Take for example the effect of the two procedures on the philosophical category of “Life” (as organic process, as intrinsic value, as that which resists the power of death and so on). The subtractive Badiouvian approach refuses to accept “Life” as a name of the Real, assigning it instead to procedures which partition it and develop the pieces according to their own separate logics: thus we find “life” as poetic figure of organic integrity; “life” as the ultimately manipulable material of the sciences which are on their way to knowing how to remake it in their own image; “life” as a field of inert subjectivity fecundated by the amorous encounter; or “life” as the renewed enthusiasm of the political convert, incorporated into the body of a political truth. Finally, “life” for Badiou is the object of a maxim: to live according to an Idea, which alone can bring it to the fruition of which it is capable. What authorises this refusal of authority to “Life” as a philosophical first concept, its handing-over to procedures which take it as a mere skeleton to be invested with glittering logical raiment? Nothing other than the name of the void: the only acceptable final name, precisely because it is the name of nothing.

What is the Laruellian approach? To turn from the strong philosophical concept of “Life” to the weak names of “the lived” (le vécu) and “the enjoyed” (le joui), to that which is lived by the living and enjoyed in their enjoyment (jouissance). Rather than a metaphysics of vital energy, or of desire capillarising pathways and lines of leakage, Laruelle proposes through these generic terms an infraphysics, a principle of underdetermination which gives not laws but occasions, instances of the Real. “Life”, the life of the philosophers, is then neither refused nor mathematically purified, but subjected to its own insufficiency to the lived as it is lived. This is not the philosophical ruse according to which Life is posited as always in excess of “its” concept (the excess thus being philosophically specified and controlled, as philosophy’s own), but the non-philosophical disposition according to which Life, however you conceptualise it, is thought according to the lived, of which it is never more than a model occasioned by (some) living.

For Badiou, the minimal term — the empty set — is an absolute minimum: this is what gives it its structuring power. The generic term in Laruelle is only ever relatively minor: just “minoritised” enough, in the circumstances, which may indeed be varied and admit of multiple generic operators. This is then the difference between determinate indetermination and underdetermined underdetermination.

We come now to our formalisation, which will no doubt seem all the more perverse given the preceding discussion. We suppose that a category (in the mathematical sense) is given in which the morphisms between objects are understood to carry some determination between their domain and codomain. In other words, the existence of a morphism f: A -> B implies, in the category at hand, that “A determines B” in some sense. In Lawvere and Schanuel’s usage, for example, such a morphism in the category of abstract sets represents a “general element” of B: that part of the set B which bears the image of the set A under the mapping f. The collection of all morphisms from other objects into some object A is thus understood to carry all of the possible determinations of A within the category: everything that is determinate about A, from the point of view of the category in which it appears, is determined extrinsically through these morphisms. (This is, very hand-wavily, one way of taking the general import of the Yoneda Lemma).

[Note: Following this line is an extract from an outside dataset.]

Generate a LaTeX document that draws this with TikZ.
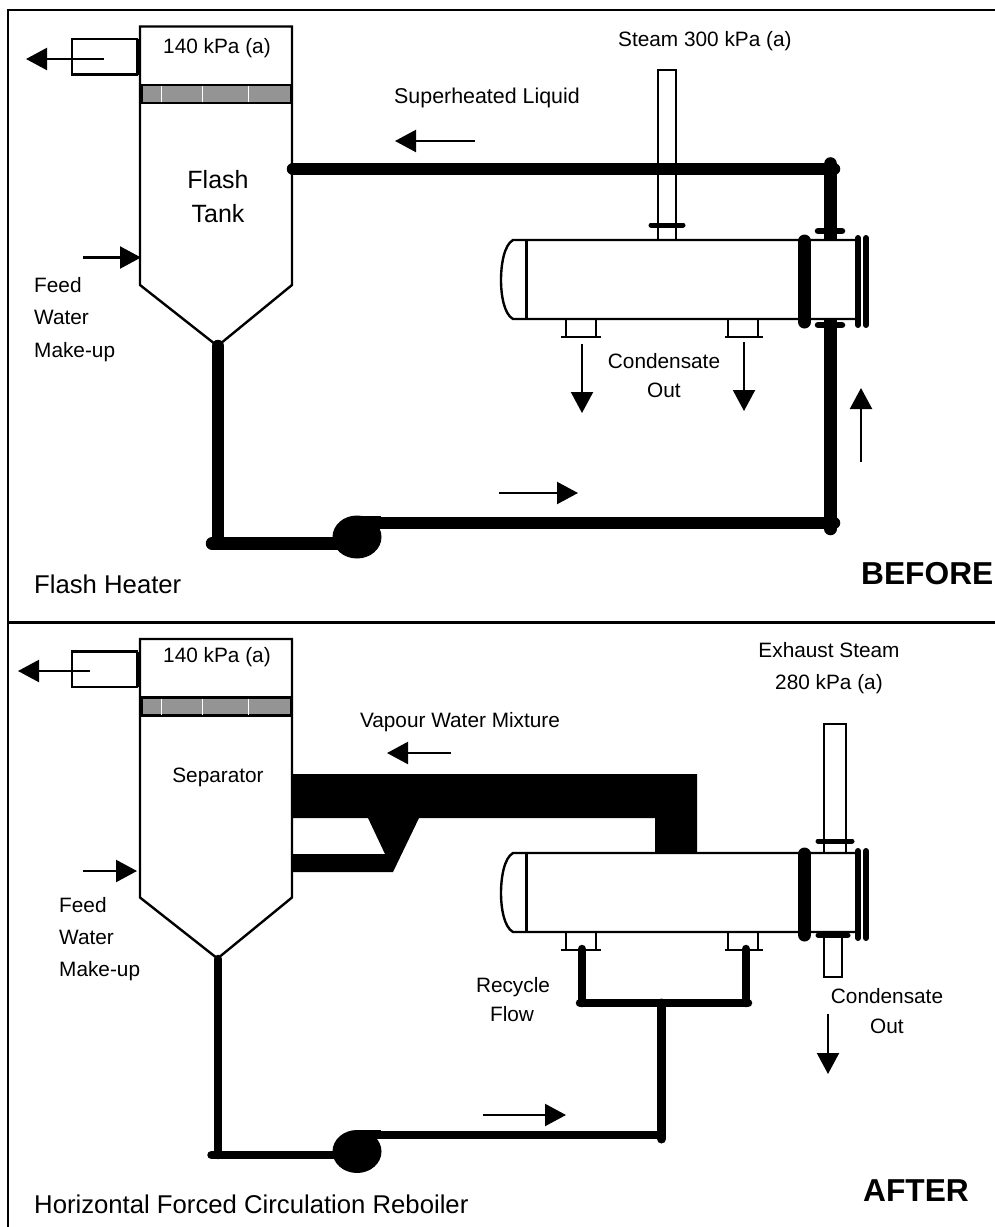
\documentclass[tikz,border=0pt]{standalone}
\usepackage{fontspec}
\setmainfont{Liberation Sans}
\usetikzlibrary{arrows.meta}
\tikzset{
  x=1pt,y=-1pt,
  outline/.style={draw=black,line width=2.4pt},
  pipe/.style={draw=black,line width=12.5pt,line cap=round},
  thinpipe/.style={draw=black,line width=8.5pt,line cap=round},
  lbl/.style={font=\fontsize{20.8}{24}\selectfont,inner sep=0pt,anchor=base},
  lblleft/.style={font=\fontsize{20.8}{24}\selectfont,inner sep=0pt,anchor=base west},
  caption/.style={font=\fontsize{25.7}{30}\selectfont,inner sep=0pt,anchor=base west},
  bigtext/.style={font=\fontsize{31.7}{36}\selectfont\bfseries,inner sep=0pt,anchor=base west},
  flow/.style={draw=black,line width=2.2pt,-{Triangle[length=21pt,width=22pt]}},
  flange/.style={draw=black,line width=6pt,line cap=round},
  mesh/.style={draw=black,line width=2.4pt,fill=black!42},
}
\newcommand{\tankbody}[1]{%
  \begin{scope}[shift={(0,#1)}]
    \draw[outline,fill=white] (140,26.5) -- (292,26.5) -- (292,285) -- (217.5,346) -- (140,285) -- cycle;
    \draw[mesh] (142,85) rectangle (291.5,103);
    \draw[white,line width=0.8pt] (161,86) -- (161,102) (202,86) -- (202,102) (248,86) -- (248,102);
    \draw[outline] (138,39) -- (72,39) -- (72,74.5) -- (138,74.5);
    \draw[outline,line width=3.2pt] (138,39) -- (138,74.5);
  \end{scope}}
\newcommand{\exchanger}[1]{%
  \begin{scope}[shift={(0,#1)}]
    \draw[outline,fill=white] (526,240) -- (513,240) .. controls (504,245) and (501,265) .. (501,280) .. controls (501,295) and (504,314) .. (513,319) -- (858,319) -- (858,240) -- cycle;
    \draw[outline,line width=3pt] (526,240) -- (526,319);
    \draw[outline,fill=white] (566,319) -- (566,337) (596,319) -- (596,337);
    \draw[outline] (561,337) -- (601,337);
    \draw[outline] (728,319) -- (728,337) (758,319) -- (758,337);
    \draw[outline] (725,337) -- (763,337);
    \draw[draw=black,line width=13pt,line cap=round] (804.5,241) -- (804.5,322);
    \draw[flange] (858,238) -- (858,325) (866,238) -- (866,325);
  \end{scope}}
\newcommand{\pumpbody}[2]{%
  \fill[black] (357,#1) ellipse [x radius=24.5, y radius=21.5];
  \fill[black] (357,#1-21.5) rectangle (381,#2);}
\begin{document}
\begin{tikzpicture}
\useasboundingbox (0,0) rectangle (995,1227);
\fill[white] (0,0) rectangle (995,1227);
% frames
\draw[outline,line width=2.6pt] (995,10) -- (8,10) -- (8,1227);
\draw[outline,line width=2.6pt] (8,622.5) -- (995,622.5);

% ---------------- BEFORE ----------------
\tankbody{0}
\node[lbl] (p1) at (217,53) {140 kPa (a)};
\node[lbl,font=\fontsize{25}{30}\selectfont] (t1) at (218,188) {Flash};
\node[lbl,font=\fontsize{25}{30}\selectfont] (t2) at (218,222) {Tank};
\node[lblleft] (f1) at (34,292) {Feed};
\node[lblleft] (f2) at (34,324.5) {Water};
\node[lblleft] (f3) at (34,357) {Make-up};
\coordinate (v1a) at (104,59); \coordinate (v1b) at (26,59);
\draw[flow] (v1a) -- (v1b);
\coordinate (f1a) at (83,257.5); \coordinate (f1b) at (141,257.5);
\draw[flow] (f1a) -- (f1b);
% steam pipe
\draw[outline,fill=white] (658,70) rectangle (676,240);
\draw[flange,line width=5pt] (651,225) -- (683,225);
\node[lblleft] (s1) at (618,46) {Steam 300 kPa (a)};
\node[lblleft,font=\fontsize{21.4}{24}\selectfont] (sl) at (394,103) {Superheated Liquid};
\coordinate (a1a) at (475,141); \coordinate (a1b) at (395,141);
\draw[flow] (a1a) -- (a1b);
% exchanger and circuit
\draw[pipe,line cap=butt] (830.5,163) -- (830.5,240);
\draw[pipe,line cap=round] (293,169) -- (834,169);
\fill[black] (830.5,163.5) circle (6.3pt);
\draw[pipe,line cap=butt] (830.5,319) -- (830.5,527);
\exchanger{0}
\draw[flange,line width=6.5pt] (818,231) -- (842,231);
\draw[flange,line width=6.5pt] (818,325) -- (842,325);
\draw[pipe] (830.5,329) -- (830.5,529);
\draw[pipe] (381,523) -- (834,523);
\draw[pipe] (218,346) -- (218,543);
\draw[pipe] (212,543.5) -- (345,543.5);
\pumpbody{537}{529}
\coordinate (c1a) at (582,344); \coordinate (c1b) at (582,413);
\draw[flow] (c1a) -- (c1b);
\coordinate (c2a) at (744,342); \coordinate (c2b) at (744,411);
\draw[flow] (c2a) -- (c2b);
\coordinate (u1a) at (861,462); \coordinate (u1b) at (861,388);
\draw[flow] (u1a) -- (u1b);
\coordinate (r1a) at (499,493); \coordinate (r1b) at (578,493);
\draw[flow] (r1a) -- (r1b);
\node[lbl] (c1) at (664,368) {Condensate};
\node[lbl] (c2) at (664,397) {Out};
\node[caption] (h1) at (34,593) {Flash Heater};
\node[bigtext] (b1) at (861,584) {BEFORE};

% ---------------- AFTER ----------------
\tankbody{612.5}
\node[lbl] (p2) at (217,662) {140 kPa (a)};
\node[lbl] (sp) at (218,782) {Separator};
\node[lblleft] (g1) at (59,912) {Feed};
\node[lblleft] (g2) at (59,944) {Water};
\node[lblleft] (g3) at (59,976) {Make-up};
\coordinate (v2a) at (90,671); \coordinate (v2b) at (18,671);
\draw[flow] (v2a) -- (v2b);
\coordinate (f2a) at (83,871); \coordinate (f2b) at (137,871);
\draw[flow] (f2a) -- (f2b);
% vapour lines
\fill[black] (293,774) -- (697,774) -- (697,853) -- (655,853) -- (655,818) -- (419,818) -- (393,872) -- (293,872) -- (293,854) -- (385,854) -- (368,818) -- (293,818) -- cycle;
\node[lbl] (vw) at (460,727) {Vapour Water Mixture};
\coordinate (a2a) at (451,753); \coordinate (a2b) at (387,753);
\draw[flow] (a2a) -- (a2b);
% exhaust steam
\draw[outline,fill=white] (824,724) rectangle (846,853);
\draw[flange,line width=5pt] (818,841) -- (852,841);
\draw[outline,fill=white] (824,932) rectangle (842,977);
\exchanger{613}
\draw[flange,line width=5pt] (818,935) -- (848,935);
\node[lbl] (e1) at (829,657) {Exhaust Steam};
\node[lbl] (e2) at (829,689) {280 kPa (a)};
\draw[thinpipe] (582,949) -- (582,1003);
\draw[thinpipe] (746,949) -- (746,1003);
\draw[thinpipe] (580,1003) -- (748,1003);
\draw[thinpipe,line width=9pt] (661.5,1003) -- (661.5,1139);
\draw[thinpipe] (381,1135) -- (661.5,1135);
\draw[thinpipe] (218,959) -- (218,1155);
\draw[thinpipe] (211.5,1155) -- (345,1155);
\pumpbody{1151.5}{1139}
\coordinate (r2a) at (483,1115); \coordinate (r2b) at (566,1115);
\draw[flow] (r2a) -- (r2b);
\node[lbl] (rc) at (513,992) {Recycle};
\node[lbl] (rf) at (512,1021) {Flow};
\node[lbl] (d1) at (887,1003) {Condensate};
\node[lbl] (d2) at (887,1033) {Out};
\coordinate (d2a) at (828,1014); \coordinate (d2b) at (828,1074);
\draw[flow] (d2a) -- (d2b);
\node[caption] (h2) at (34,1213) {Horizontal Forced Circulation Reboiler};
\node[bigtext] (b2) at (863,1201) {AFTER};
\end{tikzpicture}
\end{document}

What does it mean, in such a category, for an object to be “minimally determined”? The answer must be given by way of the morphisms connecting that object to other objects. An “initial object”, if one exists in the category, is an object such that, for every object in the category, there is a single uniquely determined morphism from the initial object to that object. It is provable that if more than one such object exists, all such objects are “isomorphic”, or functionally indistinguishable from each other in terms of the roles they can play within the category.

It so happens that in the category “Set”, the initial object is the empty set. For every set, there exists one and one only mapping from the empty set to that set: the empty mapping which takes no elements of the empty set to no elements of the target set. There is no mapping from any set other than the empty set into the empty set: it is thus both minimally determined and unilaterally determining.

Other categories may have multiple (isomorphic) initial objects, or none. An example worth paying attention to is that of the category of pointed sets. A pointed set is a pair (A, a) of a non-empty set and a single element of that set, which “anchors” it. The morphisms between pointed sets are the mappings between them that take the “anchor” of the source set to that of the target set. In this category, every singleton pointed set ({a}, a), containing only its anchor element, is initial. Unlike the category of sets, however, in the category of pointed sets there is also a unique mapping from every pointed set back into the initial object; which is also, therefore, a “terminal” object. An object which is both initial and terminal is known as a “zero” object, and represents a kind of maximally stable point within a category, being both universally determined and universally determining.

It is clear that initial, terminal and zero objects represent, within a category, privileged structural positions. The Real is of course not a mathematical object; but might not such a minimally-structured object be considered as an emblem of indetermination, and hence a point of conformance to the Real, within the mathematical system regulated by a category? We have seen that this analogy holds with regard to Badiou’s set-theoretic ontology, inasmuch as the empty set Badiou takes as his privileged point of suture with the Real is also the initial object in the category of sets. But does it communicate in any way with Laruelle’s selection of generic terms, local or relative minoritisations which serve to re-orient the systems to which they belong “according to” the Real?

The question can be put more generally: why, among all the languages and “modelisations” considered by Laruelle, do some terms present themselves for genericisation more readily than others? What, given Laruelle’s desire to operate a “democracy of thought”, picks out just these terms as structurally privileged, and therefore apt cases for the “dualysing” treatment? Here the category theoretic analogy suggests a possible answer: a “minimal instance of structure” is always minimal relative to some particular system of structuration. If Laruelle disdains the notion of a universal minimum, a single foundational point of suture, he nevertheless practices a selection of local minima guided by the system at hand. If Laruelle is not himself a systematic thinker, a builder or maintainer of systems as Badiou unarguably is, he is nevertheless inexorably tied to systematic evaluation in his non-philosophical practice: a “heretic”, yes, but loyal to the last.